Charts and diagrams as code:
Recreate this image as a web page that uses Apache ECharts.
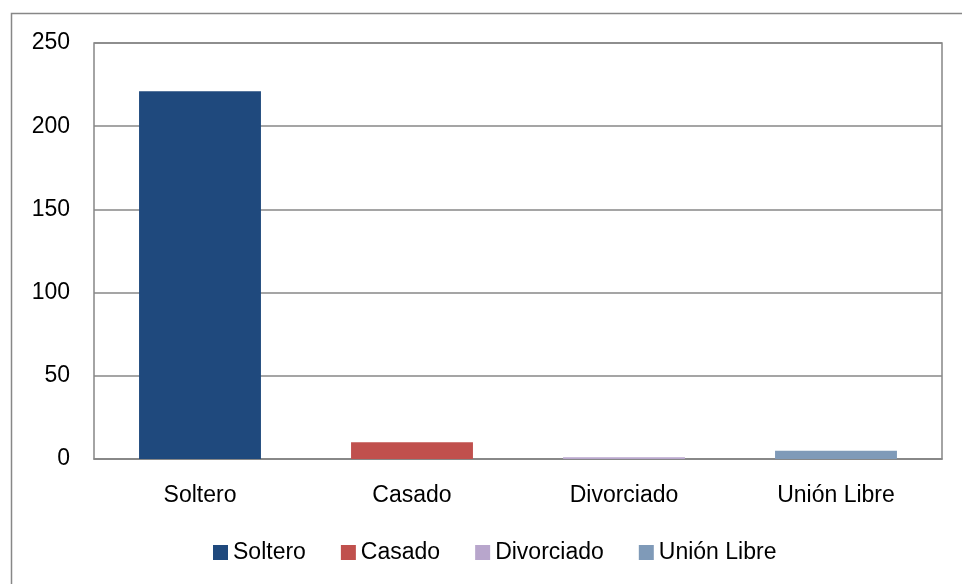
<!DOCTYPE html>
<html><head><meta charset="utf-8">
<script src="https://cdn.jsdelivr.net/npm/echarts@6/dist/echarts.min.js"></script>
<style>html,body{margin:0;padding:0;background:#fff}#c{width:962px;height:584px}</style>
</head><body><div id="c"></div>
<script>
const categories = ['Soltero', 'Casado', 'Divorciado', 'Unión Libre'];
const values = [221, 10, 1, 5];
const colors = ['#1F497D', '#C0504D', '#B8A6CC', '#7F9AB8'];
const yTicks = [0, 50, 100, 150, 200, 250];

const font = '"Liberation Sans", "DejaVu Sans", sans-serif';
const chart = echarts.init(document.getElementById('c'));
const series = categories.map((name, i) => ({
  name: name,
  type: 'bar',
  stack: 'all',
  barWidth: '57.5%',
  data: categories.map((c, j) => j === i ? values[i] : null),
  itemStyle: { color: colors[i] },
  emphasis: { disabled: true }
}));
chart.setOption({
  animation: false,
  graphic: [{ type: 'rect', shape: { x: 11.5, y: 13.5, width: 960, height: 580 },
    style: { fill: 'none', stroke: '#878787', lineWidth: 1.5 }, z: -1 }],
  grid: { left: 94, right: 20, top: 43, bottom: 125, show: true, borderColor: '#878787', borderWidth: 1.5 },
  legend: {
    top: 536, left: 208, itemWidth: 15, itemHeight: 15, itemGap: 35,
    icon: 'rect', textStyle: { fontFamily: font, fontSize: 23, color: '#000', padding: [0,0,0,0] },
    data: categories
  },
  xAxis: {
    type: 'category', data: categories,
    axisLine: { lineStyle: { color: '#878787', width: 1.5 } },
    axisTick: { show: false },
    axisLabel: { fontFamily: font, fontSize: 23, color: '#000', margin: 25 }
  },
  yAxis: {
    type: 'value', min: yTicks[0], max: yTicks[yTicks.length-1], interval: 50,
    axisLine: { show: false }, axisTick: { show: false },
    axisLabel: { fontFamily: font, fontSize: 23, color: '#000', margin: 24 },
    splitLine: { lineStyle: { color: '#878787', width: 1.5 } }
  },
  series: series
});
</script></body></html>
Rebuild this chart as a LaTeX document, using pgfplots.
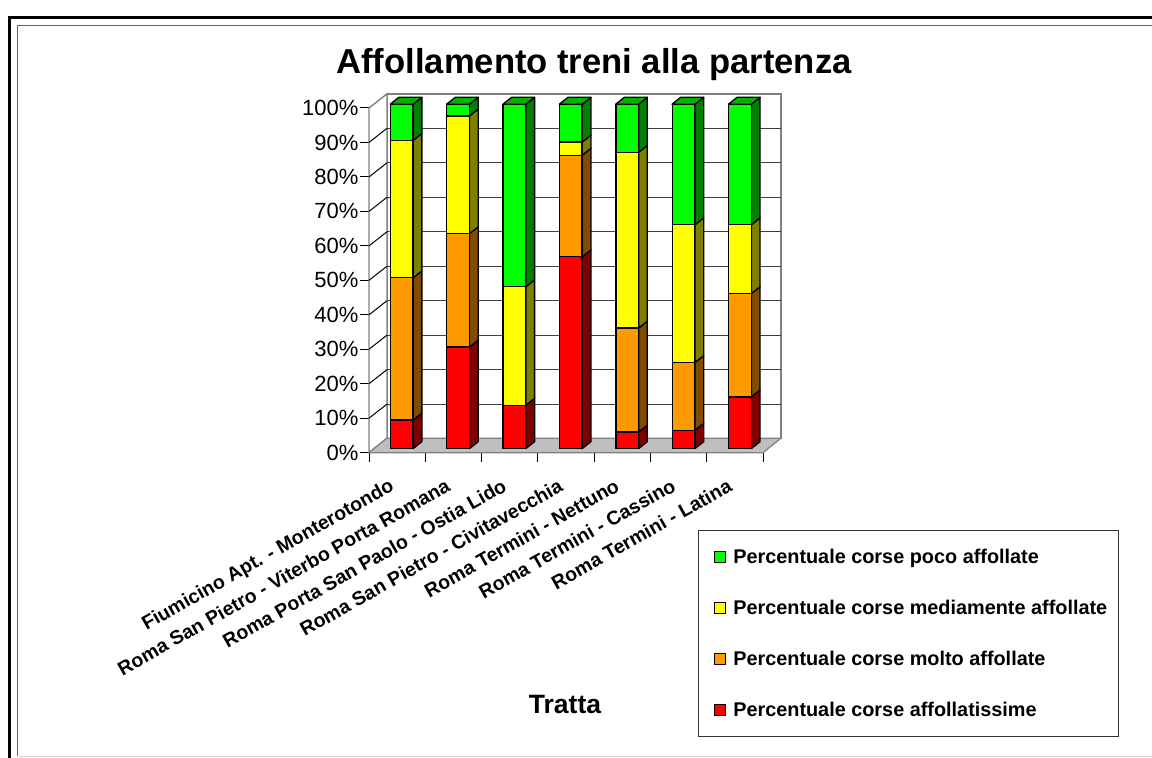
\documentclass[border=0pt]{standalone}
\usepackage{fontspec}
\setmainfont{Liberation Sans}
\usepackage{pgfplots}
\usepackage{pgfplotstable}
\pgfplotsset{compat=1.18}
\definecolor{cRed}{HTML}{FF0000}\definecolor{sRed}{HTML}{800000}
\definecolor{cOra}{HTML}{FF9900}\definecolor{sOra}{HTML}{804C00}
\definecolor{cYel}{HTML}{FFFF00}\definecolor{sYel}{HTML}{808000}
\definecolor{cGre}{HTML}{00FF00}\definecolor{sGre}{HTML}{008000}
\definecolor{tGre}{HTML}{00B300}
\pgfplotstableread{
cat red orange yellow green
1 8.3 41.3 39.9 10.5
2 29.5 32.9 34.2 3.4
3 12.6 0 34.4 53.0
4 55.7 29.5 3.8 11.0
5 4.8 30.2 51.0 14.0
6 5.3 19.7 40.0 35.0
7 15.0 30.0 20.0 35.0
}\datatable
\newcommand\face[4]{% xright, lo, hi, colour
  \pgfmathsetmacro\xa{#1}\pgfmathsetmacro\xb{#1+0.154}
  \pgfmathsetmacro\la{#2}\pgfmathsetmacro\lb{#2+2}
  \pgfmathsetmacro\ha{#3}\pgfmathsetmacro\hb{#3+2}
  \addplot[fill=#4,draw=black,line width=1.3pt,line join=round,forget plot]
    coordinates {(\xa,\la)(\xb,\lb)(\xb,\hb)(\xa,\ha)} -- cycle;
}
\pgfplotsset{swatch/.style={legend image code/.code={\path[draw=none,fill=none] (-7pt,0pt) -- (0pt,0pt);\draw[black,line width=1.1pt,fill=#1] (0pt,-5.5pt) rectangle (11pt,5.5pt);}}}
\begin{document}
\begin{tikzpicture}[x=1pt,y=1pt]
\path[use as bounding box] (0,0) rectangle (1152,758);
% frames
\draw[black,line width=3pt] (9.5,0) -- (9.5,740.5) -- (1152,740.5);
\draw[gray!80!black,line width=1.2pt] (17.5,2) -- (17.5,732.5) -- (1152,732.5);
\draw[gray!35,line width=1pt] (17.5,1.8) -- (1152,1.8);
% frame axis: walls, floor, grid, y ticks
\begin{axis}[at={(369pt,305.3pt)},anchor=south west,scale only axis,width=394pt,height=344.7pt,
  xmin=0,xmax=7,ymin=0,ymax=100,clip=false,
  axis x line=bottom,axis y line=left,axis line style={-,black,line width=1pt},
  xtick={0,...,7},xticklabels={},
  ytick={0,10,...,100},
  yticklabel={\pgfmathprintnumber{\tick}\%},
  /pgf/number format/assume math mode=true,
  yticklabel style={font=\fontsize{22}{26}\selectfont,xshift=2pt},
  tick style={black,line width=1pt},
  major tick length=9pt,
  tick align=outside]
\addplot[fill=white,draw=gray,line width=1.4pt,forget plot] coordinates {(0.32,4.2)(7.32,4.2)(7.32,104.1)(0.32,104.1)} -- cycle;
\addplot[fill=white,draw=gray,line width=1.4pt,forget plot] coordinates {(0,0)(0.32,4.2)(0.32,104.1)(0,100)} -- cycle;
\pgfplotsinvokeforeach{10,20,30,40,50,60,70,80,90}{
  \pgfmathsetmacro\gy{#1+4.1}
  \addplot[color=black!75,line width=1.1pt,forget plot] coordinates {(0.32,\gy)(7.32,\gy)};
  \addplot[color=black,line width=1pt,forget plot] coordinates {(0,#1)(0.32,\gy)};
}
\addplot[fill=black!25,draw=gray,line width=1.2pt,forget plot] coordinates {(0,0)(7,0)(7.32,4.2)(0.32,4.2)} -- cycle;
\end{axis}
% side and top faces of the bars
\begin{axis}[at={(369pt,305.3pt)},anchor=south west,scale only axis,width=394pt,height=344.7pt,
  xmin=0.42,xmax=7.41,ymin=-1.2,ymax=98.9,clip=false,hide axis]
\pgfplotsforeachungrouped \i in {0,...,6}{
  \pgfplotstablegetelem{\i}{red}\of\datatable \let\vr\pgfplotsretval
  \pgfplotstablegetelem{\i}{orange}\of\datatable \let\vo\pgfplotsretval
  \pgfplotstablegetelem{\i}{yellow}\of\datatable \let\vy\pgfplotsretval
  \pgfplotstablegetelem{\i}{green}\of\datatable \let\vg\pgfplotsretval
  \pgfmathsetmacro\xr{\i+1+0.204}
  \pgfmathsetmacro\xl{\i+1-0.204}
  \pgfmathsetmacro\ca{\vr}
  \pgfmathsetmacro\cb{\vr+\vo}
  \pgfmathsetmacro\cc{\vr+\vo+\vy}
  \pgfmathsetmacro\cd{\vr+\vo+\vy+\vg}
  \face{\xr}{0}{\ca}{sRed}
  \face{\xr}{\ca}{\cb}{sOra}
  \face{\xr}{\cb}{\cc}{sYel}
  \face{\xr}{\cc}{\cd}{sGre}
  \pgfmathsetmacro\xlb{\xl+0.154}\pgfmathsetmacro\xrb{\xr+0.154}\pgfmathsetmacro\ct{\cd+2}
  \addplot[fill=tGre,draw=black,line width=1.3pt,line join=round,forget plot]
    coordinates {(\xl,\cd)(\xlb,\ct)(\xrb,\ct)(\xr,\cd)} -- cycle;
}
\end{axis}
% bars
\begin{axis}[at={(369pt,305.3pt)},anchor=south west,scale only axis,width=394pt,height=344.7pt,
  xmin=0.42,xmax=7.41,ymin=-1.2,ymax=98.9,clip=false,
  ybar stacked,bar width=22.6pt,
  axis y line=none,axis x line=bottom,axis line style={draw=none,-},
  xtick={1,...,7},
  major tick length=0pt,
  xticklabels={Fiumicino Apt. - Monterotondo,Roma San Pietro - Viterbo Porta Romana,Roma Porta San Paolo - Ostia Lido,Roma San Pietro - Civitavecchia,Roma Termini - Nettuno,Roma Termini - Cassino,Roma Termini - Latina},
  xticklabel style={font=\fontsize{19.5}{23}\selectfont\bfseries,rotate=29.5,anchor=north east,inner sep=0pt,xshift=-24pt,yshift=-15pt},
  reverse legend,
  legend cell align=left,
  legend style={at={(0.8358,-0.225)},anchor=north west,draw=black!80,line width=0.9pt,
    font=\fontsize{19.85}{23}\selectfont\bfseries,
    inner xsep=9pt,inner ysep=16.5pt,row sep=31pt,
    /tikz/every odd column/.append style={column sep=5pt}}]
\addplot[fill=cRed,draw=black,line width=1.3pt,swatch=cRed] table[x=cat,y=red]{\datatable};
\addplot[fill=cOra,draw=black,line width=1.3pt,swatch=cOra] table[x=cat,y=orange]{\datatable};
\addplot[fill=cYel,draw=black,line width=1.3pt,swatch=cYel] table[x=cat,y=yellow]{\datatable};
\addplot[fill=cGre,draw=black,line width=1.3pt,swatch=cGre] table[x=cat,y=green]{\datatable};
\legend{Percentuale corse affollatissime,Percentuale corse molto affollate,Percentuale corse mediamente affollate,Percentuale corse poco affollate}
\end{axis}
\node[font=\fontsize{34.6}{40}\selectfont\bfseries,anchor=center] at (594,693) {Affollamento treni alla partenza};
\node[font=\fontsize{26.5}{31}\selectfont\bfseries,anchor=center] at (565,53) {Tratta};
\end{tikzpicture}
\end{document}
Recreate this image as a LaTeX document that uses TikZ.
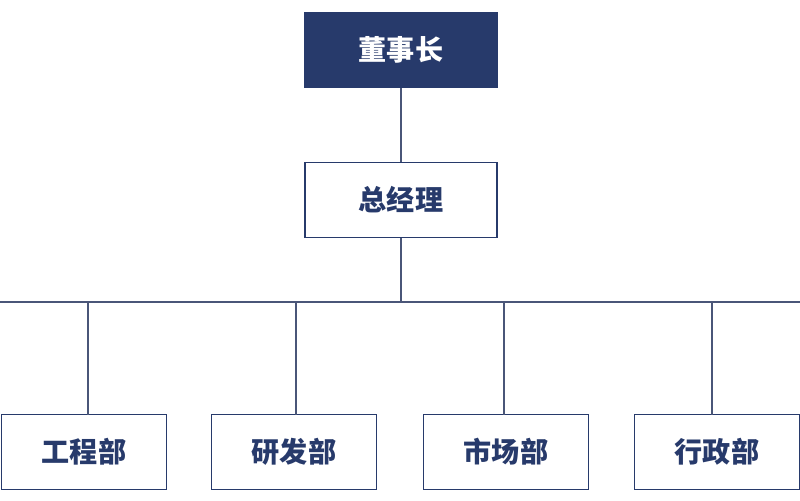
\documentclass[tikz,border=0pt]{standalone}
\usepackage{fontspec}
\newfontfamily\cjk{Noto Sans CJK SC}
\definecolor{navy}{HTML}{273A6B}
\definecolor{edge}{HTML}{4A5678}
\begin{document}
\begin{tikzpicture}[x=0.02cm,y=-0.02cm,
    unit/.style={draw=navy, line width=1pt, minimum width=3.3cm, minimum height=1.5cm, inner sep=0pt, font=\cjk\bfseries\fontsize{16}{16}\selectfont, text=navy},
    head/.style={unit, fill=navy, text=white, minimum width=3.84cm},
    link/.style={draw=edge, line width=0.8pt}]
    \useasboundingbox (0,0) rectangle (800,500);

    % top
    \node[head] (chair) at (401,50) {董事长};
    \node[unit, minimum width=3.84cm] (gm) at (401,200) {总经理};

    % departments
    \node[unit] (eng) at (84,452) {工程部};
    \node[unit] (rnd) at (294,452) {研发部};
    \node[unit] (mkt) at (506,452) {市场部};
    \node[unit] (adm) at (717,452) {行政部};

    % bus
    \coordinate (busL) at (0,302);
    \coordinate (busR) at (800,302);
    \coordinate (busM) at (401,302);

    \draw[link] (chair) -- (gm);
    \draw[link] (gm) -- (busM);
    \draw[link] (busL) -- (busR);
    \foreach \d/\x in {eng/88, rnd/296, mkt/504, adm/712}
        \draw[link] (\x,302) -- (\x,415);
\end{tikzpicture}
\end{document}
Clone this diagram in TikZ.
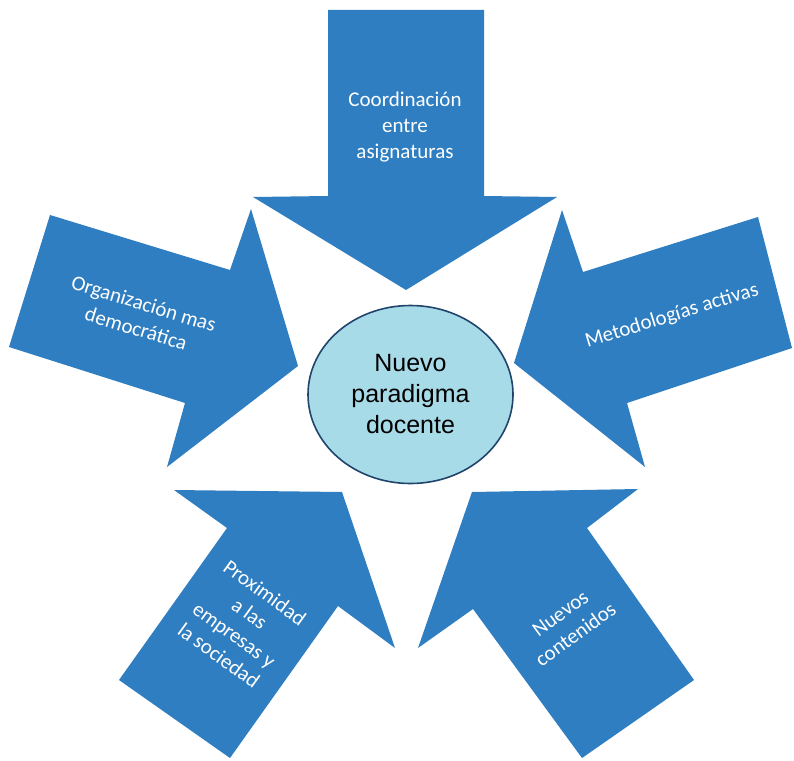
\documentclass[tikz,border=0pt]{standalone}
\usepackage{fontspec}
\setmainfont{Liberation Sans}
\newfontfamily\arrowfont{Carlito}
\usetikzlibrary{shapes.geometric}
\definecolor{arrowblue}{RGB}{46,126,193}
\definecolor{ellfill}{RGB}{168,219,232}
\definecolor{ellborder}{RGB}{32,68,108}
\begin{document}
\begin{tikzpicture}[x=1pt,y=-1pt,
  blockarrow/.style={fill=arrowblue,draw=none},
  arrowtext/.style={text=white,font=\arrowfont\fontsize{21}{26}\selectfont,align=center,inner sep=0pt},
  hub/.style={ellipse,draw=ellborder,line width=1.6pt,fill=ellfill,minimum width=205pt,minimum height=178pt,inner sep=0pt,align=center,font=\fontsize{25}{31}\selectfont}
]
\useasboundingbox (0,0) rectangle (794,760);
\clip (0,0) rectangle (794,760);
% arrows
\fill[blockarrow] (328,10) -- (484,10) -- (484,196) -- (557,197) -- (406,290) -- (253,197) -- (328,196) -- cycle;
\fill[blockarrow] (50,215) -- (230,270) -- (251,209) -- (298,366) -- (167,467) -- (185,403) -- (9,347) -- cycle;
\fill[blockarrow] (758,217) -- (583,272) -- (562,210) -- (514,363) -- (645,467) -- (627,403) -- (792,348) -- cycle;
\fill[blockarrow] (342,492) -- (395,648) -- (338,606) -- (230,758) -- (119,680) -- (227,528) -- (174,490) -- cycle;
\fill[blockarrow] (472,492) -- (638,489) -- (587,528) -- (694,680) -- (582,758) -- (473,609) -- (418,648) -- cycle;
% hub
\node[hub] (hub) at (410.5,394.5) {Nuevo\\paradigma\\docente};
% arrow texts
\node[arrowtext] (coord) at (405,127) {Coordinación\\entre\\asignaturas};
\node[arrowtext,rotate=-17] (org) at (140,316) {Organización mas\\democrática};
\node[arrowtext,rotate=17] (met) at (672,316) {Metodologías activas};
\node[arrowtext,rotate=-36] (prox) at (242,624) {Proximidad\\a las\\empresas y\\la sociedad};
\node[arrowtext,rotate=36] (nuev) at (568,624) {Nuevos\\contenidos};
\end{tikzpicture}
\end{document}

Task brief
Restate word for word every line from the top of the entries above to the line with "const yTicks = [0, 50, 100, 150, 200, 250];", inclusive, and skip any pictures.

Task answer
Recreate this image as a web page that uses Apache ECharts.
<!DOCTYPE html>
<html><head><meta charset="utf-8">
<script src="https://cdn.jsdelivr.net/npm/echarts@6/dist/echarts.min.js"></script>
<style>html,body{margin:0;padding:0;background:#fff}#c{width:962px;height:584px}</style>
</head><body><div id="c"></div>
<script>
const categories = ['Soltero', 'Casado', 'Divorciado', 'Unión Libre'];
const values = [221, 10, 1, 5];
const colors = ['#1F497D', '#C0504D', '#B8A6CC', '#7F9AB8'];
const yTicks = [0, 50, 100, 150, 200, 250];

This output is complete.